Two of Garfield County’s three county commissioners agreed this week to support a federally funded air quality study, only a week after the board voted unanimously to discontinue a broader health study on the effects of oil and gas development in the Battlement Mesa area.

Commissioners Tom Jankovsky and Mike Samson agreed to send a letter of support for a grant application by the Colorado Department of Public Health and Environment, which is seeking a $650,000 to $700,000 grant from the U.S. Environmental Protection Agency.

The grant would pay for a study of air quality impacts from the oil and gas industry in Garfield County, in an effort to determine if the industry’s activities are sending pollutants or toxins into the ambient air, according to Jim Rada, the county’s environmental health manager.



Rada said the funds, which would be managed by the state health department, would pay for a three-year study that might focus on Battlement Mesa, or be applied to other parts of the county.

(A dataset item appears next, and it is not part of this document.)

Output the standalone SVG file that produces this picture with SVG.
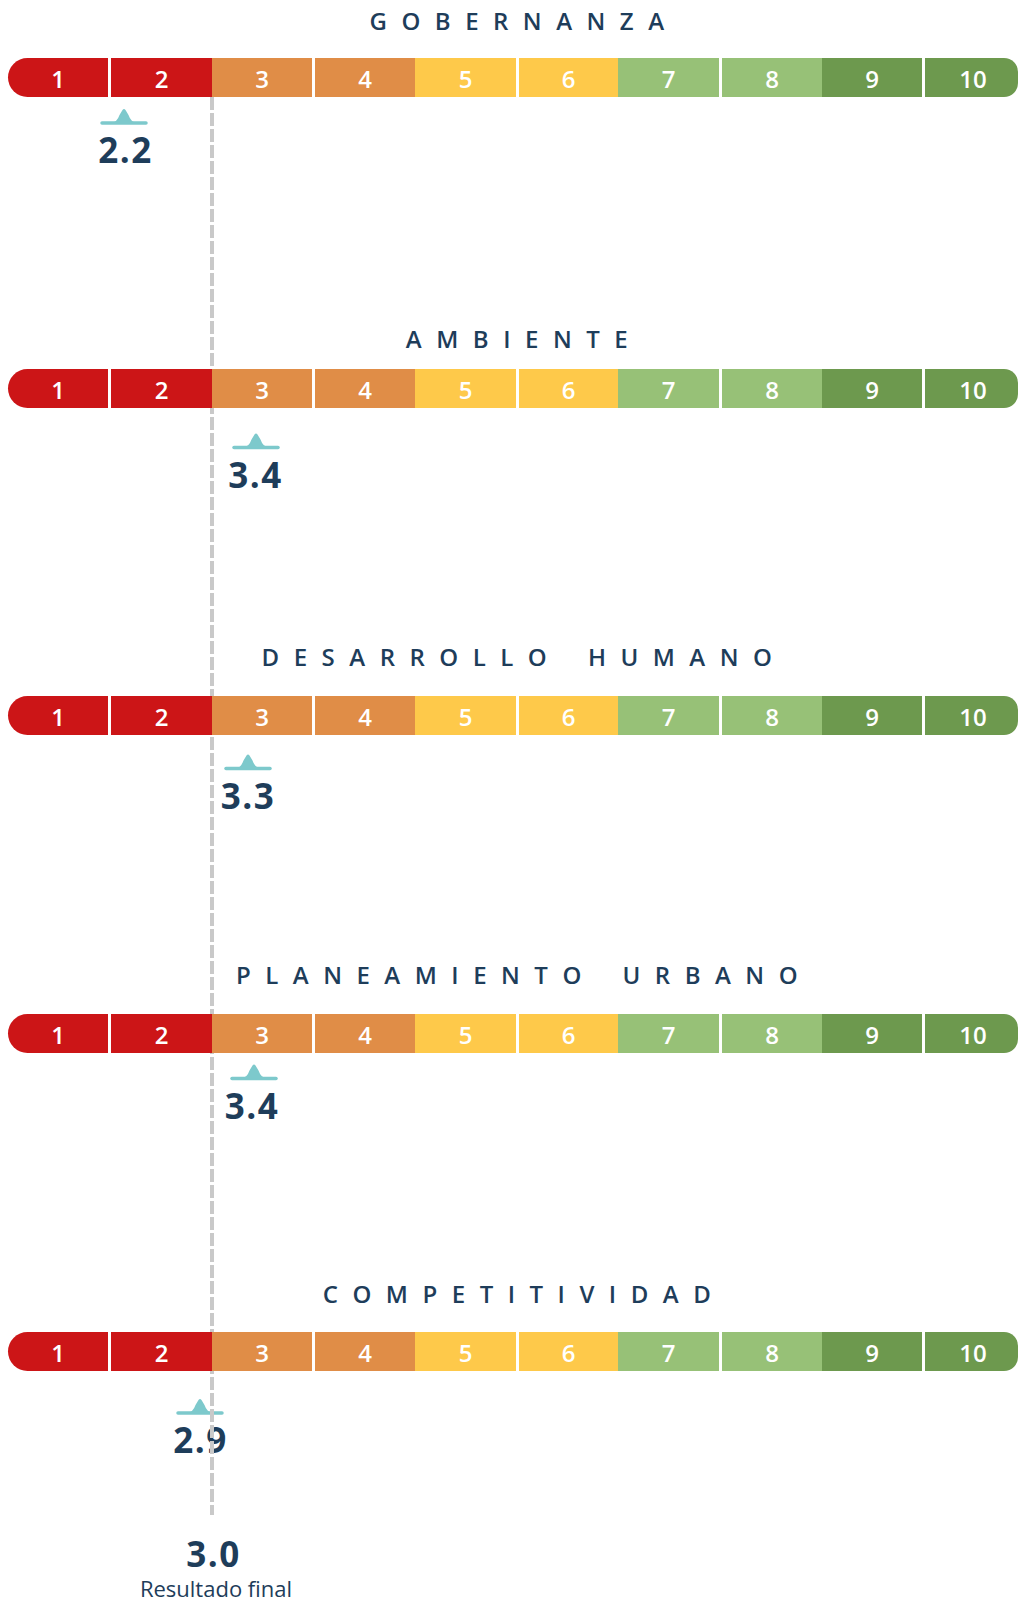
<svg xmlns="http://www.w3.org/2000/svg" width="1020" height="1602" viewBox="0 0 1020 1602">
<defs>
<style>
.bg{fill:#ffffff}
.r{fill:#cc1517}
.o{fill:#e08d47}
.y{fill:#fec94a}
.lg{fill:#97c177}
.dg{fill:#6d994e}
.n{font-family:"Open Sans","Liberation Sans",sans-serif;font-size:24px;font-weight:600;fill:#ffffff;text-anchor:middle}
.t{font-family:"Open Sans","Liberation Sans",sans-serif;font-size:24px;font-weight:600;fill:#1e3d5a;text-anchor:middle;letter-spacing:14.5px;word-spacing:6px}
.v{font-family:"Open Sans","Liberation Sans",sans-serif;font-size:35px;font-weight:700;fill:#1e3d5a;text-anchor:middle;letter-spacing:1.5px}
.s{font-family:"Open Sans","Liberation Sans",sans-serif;font-size:22px;font-weight:400;fill:#1e3d5a;text-anchor:middle}
.ml{stroke:#7dc9cc;stroke-width:3.5;stroke-linecap:round;fill:none}
.mt{fill:#7dc9cc}
.dash{stroke:#c9c9c9;stroke-width:4;stroke-dasharray:13 3;fill:none}
</style>
</defs>
<rect class="bg" x="0" y="0" width="1020" height="1602"/>

<!-- markers -->
<g id="marker-gobernanza">
<line class="ml" x1="102" y1="123" x2="146" y2="123"/>
<path class="mt" d="M111 123 Q117 122.5 119.5 115 L122.5 110 Q124 108 125.5 110 L128.5 115 Q131 122.5 137 123 Z"/>
<text class="v" x="125.5" y="163">2.2</text>
</g>
<g id="marker-ambiente">
<line class="ml" x1="234" y1="447.5" x2="278" y2="447.5"/>
<path class="mt" d="M243 447.5 Q249 447 251.5 439.5 L254.5 434.5 Q256 432.5 257.5 434.5 L260.5 439.5 Q263 447 269 447.5 Z"/>
<text class="v" x="255.5" y="488">3.4</text>
</g>
<g id="marker-desarrollo">
<line class="ml" x1="226" y1="768.5" x2="270" y2="768.5"/>
<path class="mt" d="M235 768.5 Q241 768 243.5 760.5 L246.5 755.5 Q248 753.5 249.5 755.5 L252.5 760.5 Q255 768 261 768.5 Z"/>
<text class="v" x="248" y="809">3.3</text>
</g>
<g id="marker-planeamiento">
<line class="ml" x1="232" y1="1078.5" x2="276" y2="1078.5"/>
<path class="mt" d="M241 1078.5 Q247 1078 249.5 1070.5 L252.5 1065.5 Q254 1063.5 255.5 1065.5 L258.5 1070.5 Q261 1078 267 1078.5 Z"/>
<text class="v" x="252" y="1119">3.4</text>
</g>
<g id="marker-competitividad">
<line class="ml" x1="178" y1="1413" x2="222" y2="1413"/>
<path class="mt" d="M187 1413 Q193 1412.5 195.5 1405 L198.5 1400 Q200 1398 201.5 1400 L204.5 1405 Q207 1412.5 213 1413 Z"/>
<text class="v" x="200.5" y="1453">2.9</text>
</g>

<!-- connector: final result dashed line -->
<g id="connectors">
<line class="dash" x1="212" y1="97" x2="212" y2="1515"/>
</g>

<g id="resultado-final">
<text class="v" x="213.5" y="1567">3.0</text>
<text class="s" x="216" y="1597">Resultado final</text>
</g>

<!-- bars -->
<g id="gobernanza">
<text class="t" x="524" y="30">GOBERNANZA</text>
<path class="r" d="M27.5 58H108v39H27.5a19.5 19.5 0 0 1 0-39z"/>
<rect class="r" x="111" y="58" width="101" height="39"/>
<rect class="o" x="212" y="58" width="100" height="39"/>
<rect class="o" x="315" y="58" width="100" height="39"/>
<rect class="y" x="415" y="58" width="101" height="39"/>
<rect class="y" x="519" y="58" width="99" height="39"/>
<rect class="lg" x="618" y="58" width="101" height="39"/>
<rect class="lg" x="722" y="58" width="100" height="39"/>
<rect class="dg" x="822" y="58" width="100" height="39"/>
<path class="dg" d="M925 58H1004a14 14 0 0 1 14 14v11a14 14 0 0 1-14 14H925z"/>
<text class="n" x="58" y="88">1</text><text class="n" x="161.5" y="88">2</text><text class="n" x="262" y="88">3</text><text class="n" x="365" y="88">4</text><text class="n" x="465.5" y="88">5</text><text class="n" x="568.5" y="88">6</text><text class="n" x="668.5" y="88">7</text><text class="n" x="772" y="88">8</text><text class="n" x="872" y="88">9</text><text class="n" x="973" y="88">10</text>
</g>

<g id="ambiente">
<text class="t" x="524" y="348">AMBIENTE</text>
<path class="r" d="M27.5 369H108v39H27.5a19.5 19.5 0 0 1 0-39z"/>
<rect class="r" x="111" y="369" width="101" height="39"/>
<rect class="o" x="212" y="369" width="100" height="39"/>
<rect class="o" x="315" y="369" width="100" height="39"/>
<rect class="y" x="415" y="369" width="101" height="39"/>
<rect class="y" x="519" y="369" width="99" height="39"/>
<rect class="lg" x="618" y="369" width="101" height="39"/>
<rect class="lg" x="722" y="369" width="100" height="39"/>
<rect class="dg" x="822" y="369" width="100" height="39"/>
<path class="dg" d="M925 369H1004a14 14 0 0 1 14 14v11a14 14 0 0 1-14 14H925z"/>
<text class="n" x="58" y="399">1</text><text class="n" x="161.5" y="399">2</text><text class="n" x="262" y="399">3</text><text class="n" x="365" y="399">4</text><text class="n" x="465.5" y="399">5</text><text class="n" x="568.5" y="399">6</text><text class="n" x="668.5" y="399">7</text><text class="n" x="772" y="399">8</text><text class="n" x="872" y="399">9</text><text class="n" x="973" y="399">10</text>
</g>

<g id="desarrollo-humano">
<text class="t" x="524" y="666">DESARROLLO HUMANO</text>
<path class="r" d="M27.5 696H108v39H27.5a19.5 19.5 0 0 1 0-39z"/>
<rect class="r" x="111" y="696" width="101" height="39"/>
<rect class="o" x="212" y="696" width="100" height="39"/>
<rect class="o" x="315" y="696" width="100" height="39"/>
<rect class="y" x="415" y="696" width="101" height="39"/>
<rect class="y" x="519" y="696" width="99" height="39"/>
<rect class="lg" x="618" y="696" width="101" height="39"/>
<rect class="lg" x="722" y="696" width="100" height="39"/>
<rect class="dg" x="822" y="696" width="100" height="39"/>
<path class="dg" d="M925 696H1004a14 14 0 0 1 14 14v11a14 14 0 0 1-14 14H925z"/>
<text class="n" x="58" y="726">1</text><text class="n" x="161.5" y="726">2</text><text class="n" x="262" y="726">3</text><text class="n" x="365" y="726">4</text><text class="n" x="465.5" y="726">5</text><text class="n" x="568.5" y="726">6</text><text class="n" x="668.5" y="726">7</text><text class="n" x="772" y="726">8</text><text class="n" x="872" y="726">9</text><text class="n" x="973" y="726">10</text>
</g>

<g id="planeamiento-urbano">
<text class="t" x="524" y="984">PLANEAMIENTO URBANO</text>
<path class="r" d="M27.5 1014H108v39H27.5a19.5 19.5 0 0 1 0-39z"/>
<rect class="r" x="111" y="1014" width="101" height="39"/>
<rect class="o" x="212" y="1014" width="100" height="39"/>
<rect class="o" x="315" y="1014" width="100" height="39"/>
<rect class="y" x="415" y="1014" width="101" height="39"/>
<rect class="y" x="519" y="1014" width="99" height="39"/>
<rect class="lg" x="618" y="1014" width="101" height="39"/>
<rect class="lg" x="722" y="1014" width="100" height="39"/>
<rect class="dg" x="822" y="1014" width="100" height="39"/>
<path class="dg" d="M925 1014H1004a14 14 0 0 1 14 14v11a14 14 0 0 1-14 14H925z"/>
<text class="n" x="58" y="1044">1</text><text class="n" x="161.5" y="1044">2</text><text class="n" x="262" y="1044">3</text><text class="n" x="365" y="1044">4</text><text class="n" x="465.5" y="1044">5</text><text class="n" x="568.5" y="1044">6</text><text class="n" x="668.5" y="1044">7</text><text class="n" x="772" y="1044">8</text><text class="n" x="872" y="1044">9</text><text class="n" x="973" y="1044">10</text>
</g>

<g id="competitividad">
<text class="t" x="524" y="1303">COMPETITIVIDAD</text>
<path class="r" d="M27.5 1332H108v39H27.5a19.5 19.5 0 0 1 0-39z"/>
<rect class="r" x="111" y="1332" width="101" height="39"/>
<rect class="o" x="212" y="1332" width="100" height="39"/>
<rect class="o" x="315" y="1332" width="100" height="39"/>
<rect class="y" x="415" y="1332" width="101" height="39"/>
<rect class="y" x="519" y="1332" width="99" height="39"/>
<rect class="lg" x="618" y="1332" width="101" height="39"/>
<rect class="lg" x="722" y="1332" width="100" height="39"/>
<rect class="dg" x="822" y="1332" width="100" height="39"/>
<path class="dg" d="M925 1332H1004a14 14 0 0 1 14 14v11a14 14 0 0 1-14 14H925z"/>
<text class="n" x="58" y="1362">1</text><text class="n" x="161.5" y="1362">2</text><text class="n" x="262" y="1362">3</text><text class="n" x="365" y="1362">4</text><text class="n" x="465.5" y="1362">5</text><text class="n" x="568.5" y="1362">6</text><text class="n" x="668.5" y="1362">7</text><text class="n" x="772" y="1362">8</text><text class="n" x="872" y="1362">9</text><text class="n" x="973" y="1362">10</text>
</g>
</svg>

The Garfield County Health Department would be in charge of collecting air samples to be sent to a laboratory for analysis, Rada continued. The Colorado School of Public Health would handle community outreach meetings and write a final report outlining the study’s findings.



The Colorado School of Public Health is the same organization that was conducting a Health Impact Assessment of planned gas drilling activities in Battlement Mesa.

Known as the HIA, that study was cut short by the county commissioners on May 2, before it had been completed.

Jankovsky asked whether the School of Public Health could deliver an unbiased report in this new air quality study given the criticism surrounding the HIA.

Rada said there would be “no opportunity for bias” to mar the study, because it would be based on data from the samples of air.

Commissioner John Martin voted against the letter of support for the grant application on the grounds that it involves federal funding.

“We should not go to the federal government for funding. I don’t like using federal dollars because there are strings attached.”

Rada said it would be perhaps two and a half months before the state health department will learn whether its grant application is successful.